▶ **WRITTEN INSTRUCTION**
Output the full listing below exactly, without the pictures.

▶ **DATA IN THIS EXERCISE**
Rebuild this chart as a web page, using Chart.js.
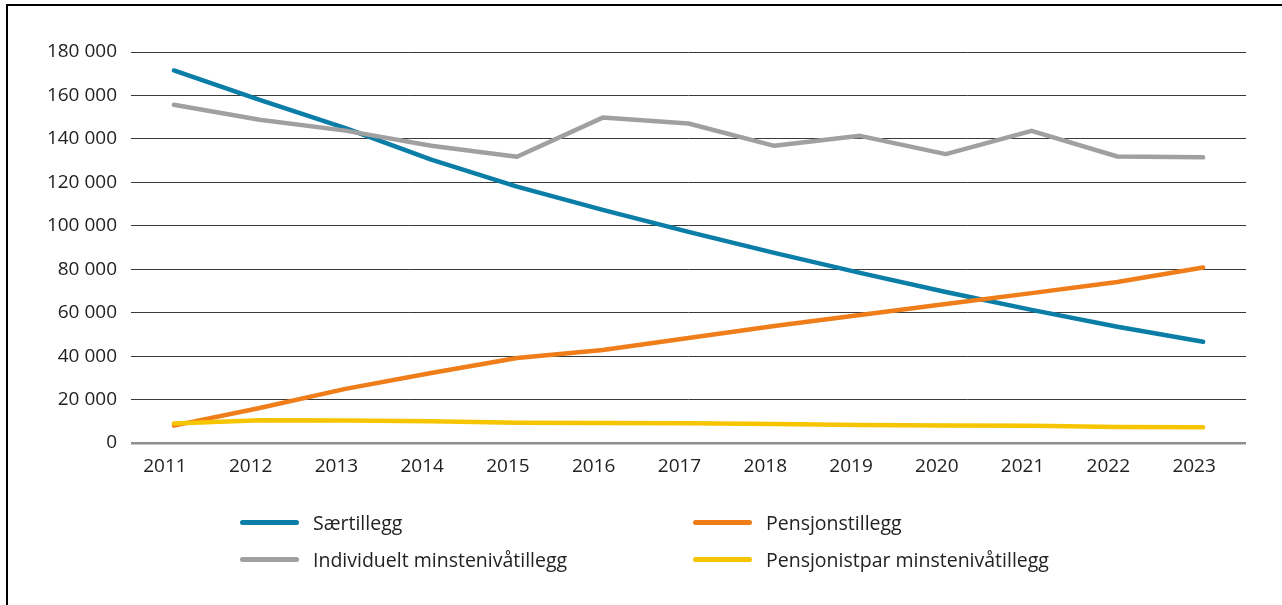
<!DOCTYPE html>
<html>
<head>
<meta charset="utf-8">
<script src="https://cdn.jsdelivr.net/npm/chart.js@4/dist/chart.umd.min.js"></script>
<style>
  body { margin: 0; background: #fff; }
  #wrap { position: relative; width: 1282px; height: 605px; overflow: hidden; }
  #frame { position: absolute; left: 6px; top: 4px; width: 1290px; height: 620px;
           border-left: 2px solid #000; border-top: 2px solid #000; }
  #chart { position: absolute; left: 0; top: 0; }
  #legend { position: absolute; left: 240px; top: 509px; display: grid;
            grid-template-columns: 453px 453px; row-gap: 10px;
            font-family: "Open Sans", sans-serif; font-size: 19.5px; color: #222; }
  .item { display: flex; align-items: center; height: 27px; }
  .swatch { width: 59px; height: 5px; border-radius: 3px; margin-right: 14px; }
</style>
</head>
<body>
<div id="wrap">
  <canvas id="chart" width="1282" height="605"></canvas>
  <div id="frame"></div>
  <div id="legend"></div>
</div>
<script>
const years = ["2011", "2012", "2013", "2014", "2015", "2016", "2017", "2018", "2019", "2020", "2021", "2022", "2023"];
const saertillegg = [171500, 158000, 145000, 130500, 118000, 107300, 97200, 87500, 78300, 69500, 61300, 53500, 46600];
const pensjonstillegg = [8000, 16100, 24900, 32200, 39100, 42800, 48300, 53900, 58900, 64000, 69000, 74100, 80800];
const individuelt = [155700, 148800, 143800, 136800, 131800, 149800, 147100, 136800, 141400, 133000, 143700, 131900, 131500];
const pensjonistpar = [9000, 10500, 10400, 10000, 9300, 9200, 9100, 8700, 8300, 8100, 7900, 7400, 7300];

const fontFamily = "'Open Sans', sans-serif";

function line(label, data, color) {
  return {
    label: label,
    data: data,
    borderColor: color,
    backgroundColor: color,
    borderWidth: 4.5,
    borderCapStyle: "round",
    borderJoinStyle: "round",
    pointRadius: 0,
    fill: false,
    tension: 0,
  };
}

const chart = new Chart(document.getElementById("chart"), {
  type: "line",
  data: {
    labels: years,
    datasets: [
      line("Pensjonistpar minstenivåtillegg", pensjonistpar, "#f7c500"),
      line("Pensjonstillegg", pensjonstillegg, "#ef7d1a"),
      line("Individuelt minstenivåtillegg", individuelt, "#a0a0a0"),
      line("Særtillegg", saertillegg, "#0a7ea6"),
    ],
  },
  options: {
    responsive: false,
    animation: false,
    layout: { padding: { top: 52, left: 0, right: 36, bottom: 122 } },
    plugins: {
      legend: { display: false },
      tooltip: { enabled: false },
    },
    scales: {
      x: {
        offset: true,
        grid: { display: false, drawTicks: false },
        border: { display: false },
        ticks: { color: "#222", padding: 12, labelOffset: -9, font: { family: fontFamily, size: 19 }, maxRotation: 0 },
        afterFit: (scale) => { scale.height = 40; },
      },
      y: {
        min: 0,
        max: 180000,
        grid: {
          drawTicks: false,
          color: (ctx) => (ctx.tick && ctx.tick.value === 0 ? "#8e8e8e" : "#3a3a3a"),
          lineWidth: (ctx) => (ctx.tick && ctx.tick.value === 0 ? 2.5 : 1),
        },
        border: { display: false },
        ticks: {
          stepSize: 20000,
          color: "#222",
          padding: 14,
          font: { family: fontFamily, size: 19 },
          callback: (v) => (v === 0 ? "0" : String(v).replace(/\B(?=(\d{3})+(?!\d))/g, " ")),
        },
        afterFit: (scale) => { scale.width = 131; },
      },
    },
  },
});

// legend in two columns, same order as the original
const legendOrder = ["Særtillegg", "Pensjonstillegg", "Individuelt minstenivåtillegg", "Pensjonistpar minstenivåtillegg"];
const legendDiv = document.getElementById("legend");
legendOrder.forEach((name) => {
  const ds = chart.data.datasets.find((d) => d.label === name);
  const item = document.createElement("div");
  item.className = "item";
  const sw = document.createElement("span");
  sw.className = "swatch";
  sw.style.background = ds.borderColor;
  const txt = document.createElement("span");
  txt.textContent = ds.label;
  item.appendChild(sw);
  item.appendChild(txt);
  legendDiv.appendChild(item);
});
</script>
</body>
</html>
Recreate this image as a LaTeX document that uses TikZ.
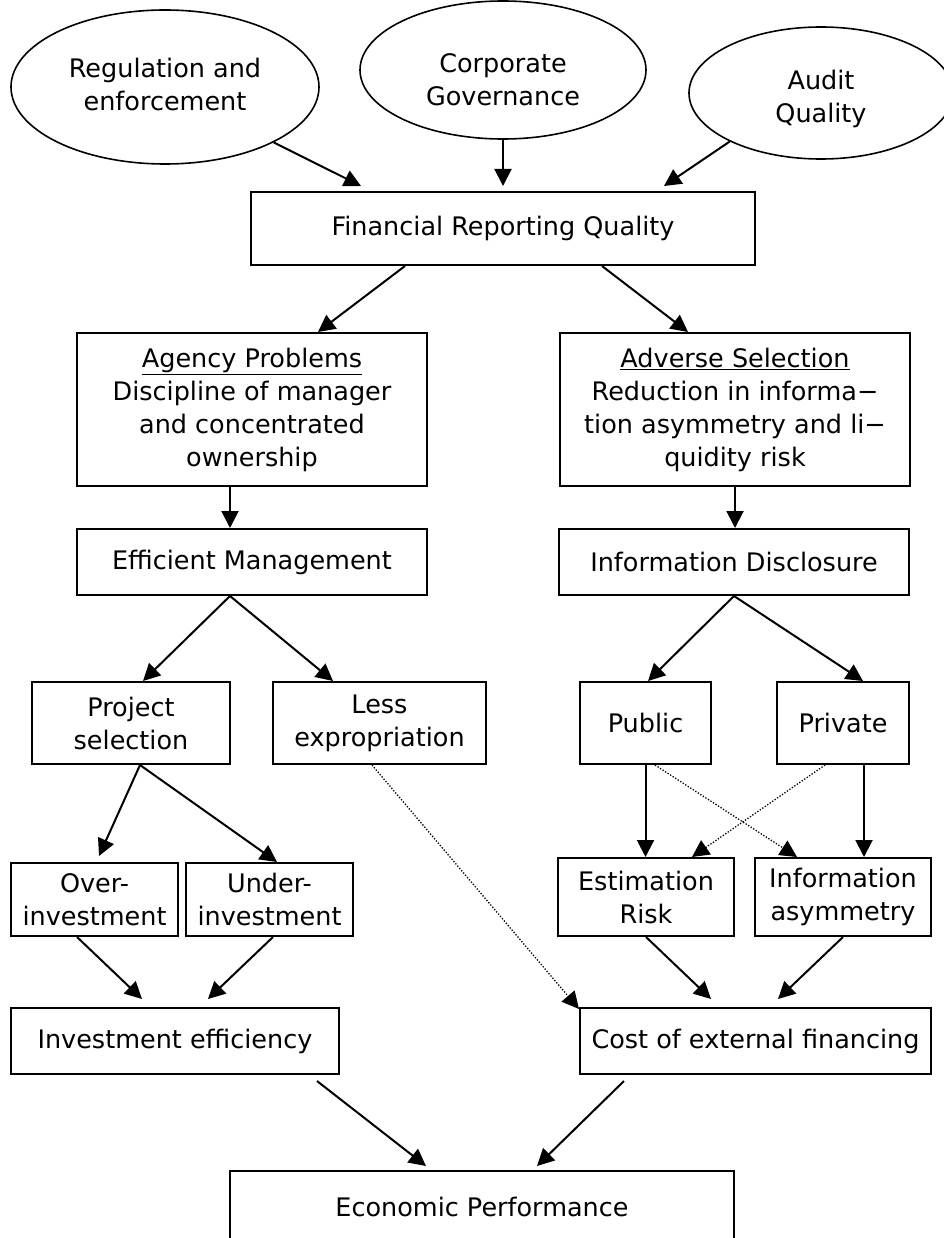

▶ **SOLUTION TO THE PROBLEM**
Rebuild this chart as a web page, using Chart.js.
<!DOCTYPE html>
<html>
<head>
<meta charset="utf-8">
<script src="https://cdn.jsdelivr.net/npm/chart.js@4/dist/chart.umd.min.js"></script>
<style>
  body { margin: 0; background: #fff; }
  #wrap { position: relative; width: 1282px; height: 605px; overflow: hidden; }
  #frame { position: absolute; left: 6px; top: 4px; width: 1290px; height: 620px;
           border-left: 2px solid #000; border-top: 2px solid #000; }
  #chart { position: absolute; left: 0; top: 0; }
  #legend { position: absolute; left: 240px; top: 509px; display: grid;
            grid-template-columns: 453px 453px; row-gap: 10px;
            font-family: "Open Sans", sans-serif; font-size: 19.5px; color: #222; }
  .item { display: flex; align-items: center; height: 27px; }
  .swatch { width: 59px; height: 5px; border-radius: 3px; margin-right: 14px; }
</style>
</head>
<body>
<div id="wrap">
  <canvas id="chart" width="1282" height="605"></canvas>
  <div id="frame"></div>
  <div id="legend"></div>
</div>
<script>
const years = ["2011", "2012", "2013", "2014", "2015", "2016", "2017", "2018", "2019", "2020", "2021", "2022", "2023"];
const saertillegg = [171500, 158000, 145000, 130500, 118000, 107300, 97200, 87500, 78300, 69500, 61300, 53500, 46600];
const pensjonstillegg = [8000, 16100, 24900, 32200, 39100, 42800, 48300, 53900, 58900, 64000, 69000, 74100, 80800];
const individuelt = [155700, 148800, 143800, 136800, 131800, 149800, 147100, 136800, 141400, 133000, 143700, 131900, 131500];
const pensjonistpar = [9000, 10500, 10400, 10000, 9300, 9200, 9100, 8700, 8300, 8100, 7900, 7400, 7300];

const fontFamily = "'Open Sans', sans-serif";

function line(label, data, color) {
  return {
    label: label,
    data: data,
    borderColor: color,
    backgroundColor: color,
    borderWidth: 4.5,
    borderCapStyle: "round",
    borderJoinStyle: "round",
    pointRadius: 0,
    fill: false,
    tension: 0,
  };
}

const chart = new Chart(document.getElementById("chart"), {
  type: "line",
  data: {
    labels: years,
    datasets: [
      line("Pensjonistpar minstenivåtillegg", pensjonistpar, "#f7c500"),
      line("Pensjonstillegg", pensjonstillegg, "#ef7d1a"),
      line("Individuelt minstenivåtillegg", individuelt, "#a0a0a0"),
      line("Særtillegg", saertillegg, "#0a7ea6"),
    ],
  },
  options: {
    responsive: false,
    animation: false,
    layout: { padding: { top: 52, left: 0, right: 36, bottom: 122 } },
    plugins: {
      legend: { display: false },
      tooltip: { enabled: false },
    },
    scales: {
      x: {
        offset: true,
        grid: { display: false, drawTicks: false },
        border: { display: false },
        ticks: { color: "#222", padding: 12, labelOffset: -9, font: { family: fontFamily, size: 19 }, maxRotation: 0 },
        afterFit: (scale) => { scale.height = 40; },
      },
      y: {
        min: 0,
        max: 180000,
        grid: {
          drawTicks: false,
          color: (ctx) => (ctx.tick && ctx.tick.value === 0 ? "#8e8e8e" : "#3a3a3a"),
          lineWidth: (ctx) => (ctx.tick && ctx.tick.value === 0 ? 2.5 : 1),
        },
        border: { display: false },
        ticks: {
          stepSize: 20000,
          color: "#222",
          padding: 14,
          font: { family: fontFamily, size: 19 },
          callback: (v) => (v === 0 ? "0" : String(v).replace(/\B(?=(\d{3})+(?!\d))/g, " ")),
        },
        afterFit: (scale) => { scale.width = 131; },
      },
    },
  },
});

// legend in two columns, same order as the original
const legendOrder = ["Særtillegg", "Pensjonstillegg", "Individuelt minstenivåtillegg", "Pensjonistpar minstenivåtillegg"];
const legendDiv = document.getElementById("legend");
legendOrder.forEach((name) => {
  const ds = chart.data.datasets.find((d) => d.label === name);
  const item = document.createElement("div");
  item.className = "item";
  const sw = document.createElement("span");
  sw.className = "swatch";
  sw.style.background = ds.borderColor;
  const txt = document.createElement("span");
  txt.textContent = ds.label;
  item.appendChild(sw);
  item.appendChild(txt);
  legendDiv.appendChild(item);
});
</script>
</body>
</html>
Recreate this image as a LaTeX document that uses TikZ.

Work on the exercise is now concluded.